Dans le cadre du tournant énergétique approuvé en votation populaire en mai dernier, les électriciens ont su tirer profit du large éventail de subventions censées faciliter la transition vers une économie décarbonée. Ainsi la loi fédérale sur l’énergie (art. 30 et 31) octroie une prime de marché de 0,2 centime par kWh aux barrages d’une puissance supérieure à 10 MW dans le cas où l’électricité doit être vendue au-dessous du prix coûtant. Par ailleurs la construction, l’agrandissement et la rénovation de centrales hydroélectriques de plus de 10 MW peuvent bénéficier de contributions à l’investissement. Au total une somme de 600 millions disponible au cours des 5 prochaines années et prélevée sur les consommateurs.

Sur cette lancée, les électriciens se sont montrés plus gourmands encore: prime d’approvisionnement de base et réduction de la redevance hydraulique due aux collectivités locales et cantonales (DP 2168), soit plus d’un milliard supplémentaire.

Actuellement, le Conseil des Etats tente un coup de force qui devrait aboutir à une nouvelle aide financière en faveur de l’industrie électrique. Le Tribunal fédéral a jugé illégale la pratique des électriciens qui vendent à leurs gros clients de l’énergie à bas prix en provenance du marché libre et réservent aux consommateurs captifs l’électricité indigène plus chère. Qu’importe, il suffit de modifier la loi ont décidé les sénateurs – 6 des 13 membres de sa commission détiennent des mandats dans le secteur électrique. Mais pour l’heure le Conseil national n’entre pas en matière.

Des analystes ont mis en doute le bien-fondé des jérémiades de l’industrie électrique. Des critiques qui trop longtemps n’ont pas trouvé d’écho auprès des autorités et des médias. Si certaines installations présentent des problèmes de rentabilité, tel n’est pas le cas de la branche en général. Un récent rapport de l’Office fédéral de l’énergie confirme ces critiques longtemps ignorées.
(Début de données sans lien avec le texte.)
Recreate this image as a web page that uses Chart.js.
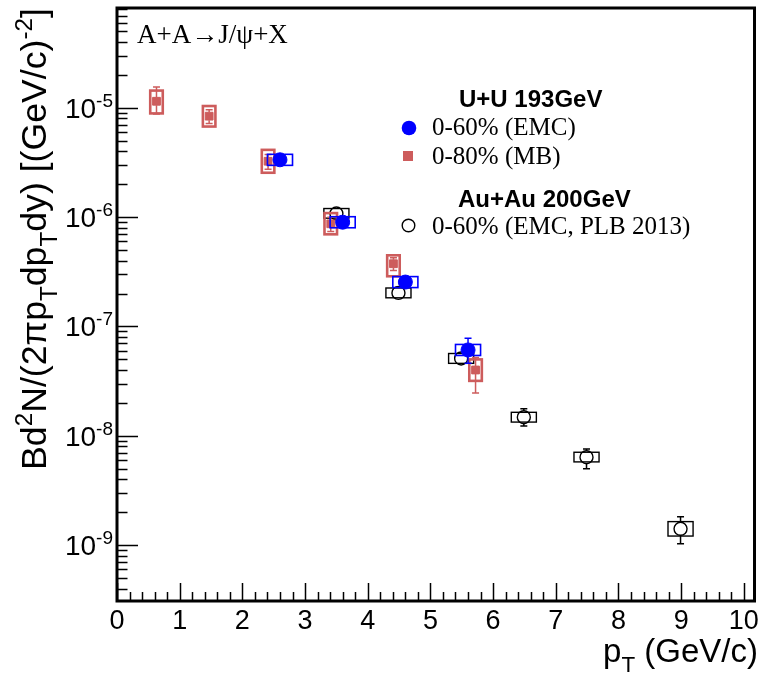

Le manque de transparence des quémandeurs quant à leur situation financière et probablement leurs exigences exagérées ont finalement convaincu le Parlement de ne plus ouvrir les cordons de la bourse. Ainsi le projet du Conseil fédéral de réduire le montant de la redevance hydraulique semble abandonné. Les appels à l’aide des électriciens, en particulier des deux géants de la branche Axpo et Alpiq, sonnent d’autant plus faux que la branche a accumulé des bénéfices considérables – plus de 20 milliards de réserves entre 2001 et 2013 – englouties en partie dans des opérations ruineuses tant à l’étranger pour des centrales à gaz et au charbon qu’en Suisse pour des installations de pompage-turbinage.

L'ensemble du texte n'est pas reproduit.